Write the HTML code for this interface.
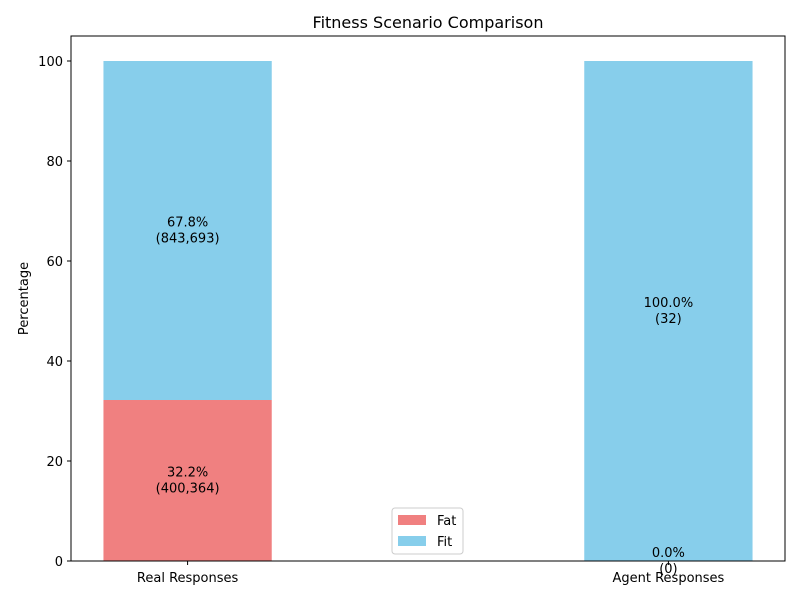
<!DOCTYPE html>
<html><head><meta charset="utf-8"><style>
body{margin:0;background:#fff;font-family:"DejaVu Sans","Liberation Sans",sans-serif;}
</style></head><body>
<svg id="chart" width="800" height="600" xmlns="http://www.w3.org/2000/svg"></svg>
<script>
const categories = ["Real Responses", "Agent Responses"];
const fatValues = [32.2, 0.0];
const fitValues = [67.8, 100.0];
const fatCounts = ["400,364", "0"];
const fitCounts = ["843,693", "32"];
const yTicks = [0, 20, 40, 60, 80, 100];

const NS = "http://www.w3.org/2000/svg";
const svg = document.getElementById("chart");
const L = 71, R = 785, T = 36, B = 561;
const xMin = -0.2425, xMax = 1.2425, barW = 0.35;
const xs = v => L + (v - xMin) / (xMax - xMin) * (R - L);
const ys = v => B - v / 105 * (B - T) ;
function el(tag, attrs, text) {
  const e = document.createElementNS(NS, tag);
  for (const k in attrs) e.setAttribute(k, attrs[k]);
  if (text !== undefined) e.textContent = text;
  svg.appendChild(e);
  return e;
}
// y scale: 100 at y=61 -> ys(100)=561-100*5=61
const t = el("text", {x: 428, y: 28, "text-anchor": "middle", "font-size": 16, fill: "#000"}, "Fitness Scenario Comparison");



categories.forEach((c, i) => {
  const x0 = xs(i - barW / 2), w = xs(i + barW / 2) - x0;
  const fatTop = ys(fatValues[i]), fitTop = ys(fatValues[i] + fitValues[i]);
  const r1 = el("rect", {x: x0, y: fatTop, width: w, height: B - fatTop, fill: "#f08080"});
  
  
  const r2 = el("rect", {x: x0, y: fitTop, width: w, height: fatTop - fitTop, fill: "#87ceeb"});
  
  
  const cx = xs(i);
  const fm = ys(fatValues[i] / 2), tm = ys(fatValues[i] + fitValues[i] / 2);
  [[fm, fatValues[i], fatCounts[i], 'fat'], [tm, fitValues[i], fitCounts[i], 'fit']].forEach(([my, v, n, s]) => {
    const a = el("text", {x: cx, y: my - 4, "text-anchor": "middle", "font-size": 13}, v.toFixed(1) + "%");
    
    
    const b = el("text", {x: cx, y: my + 12, "text-anchor": "middle", "font-size": 13}, "(" + n + ")");
    
    
  });
  el("line", {x1: cx, x2: cx, y1: B, y2: B + 4, stroke: "#000"});
  const xl = el("text", {x: cx, y: B + 21, "text-anchor": "middle", "font-size": 13}, c);
  
  
});

yTicks.forEach(v => {
  const y = ys(v);
  el("line", {x1: L - 4, x2: L, y1: y, y2: y, stroke: "#000"});
  const l = el("text", {x: L - 8, y: y + 5, "text-anchor": "end", "font-size": 13}, v);
  
  
});
const frame = el("rect", {x: L, y: T, width: R - L, height: B - T, fill: "none", stroke: "#000", "stroke-width": 1});


const yt = el("text", {x: 28, y: (T + B) / 2, "text-anchor": "middle", "font-size": 13, transform: "rotate(-90 28 " + (T + B) / 2 + ")"}, "Percentage");



const lg = el("rect", {x: 392, y: 508, width: 71, height: 46, fill: "#fff", stroke: "#ccc", rx: 3});


[["Fat", "#f08080", 520], ["Fit", "#87ceeb", 541]].forEach(([n, c, y]) => {
  el("rect", {x: 398, y: y - 5, width: 28, height: 10, fill: c});
  const lt = el("text", {x: 437, y: y + 5, "font-size": 13}, n);
  
  
});
</script>
</body></html>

-------------------------

**EXERCISE GOAL:** Repeat, with no pictures, each line from the beginning of the data through the line containing "const yTicks = [0, 20, 40, 60, 80, 100];", inclusive.

**THE COMPLETED TASK:**
Write the HTML code for this interface.
<!DOCTYPE html>
<html><head><meta charset="utf-8"><style>
body{margin:0;background:#fff;font-family:"DejaVu Sans","Liberation Sans",sans-serif;}
</style></head><body>
<svg id="chart" width="800" height="600" xmlns="http://www.w3.org/2000/svg"></svg>
<script>
const categories = ["Real Responses", "Agent Responses"];
const fatValues = [32.2, 0.0];
const fitValues = [67.8, 100.0];
const fatCounts = ["400,364", "0"];
const fitCounts = ["843,693", "32"];
const yTicks = [0, 20, 40, 60, 80, 100];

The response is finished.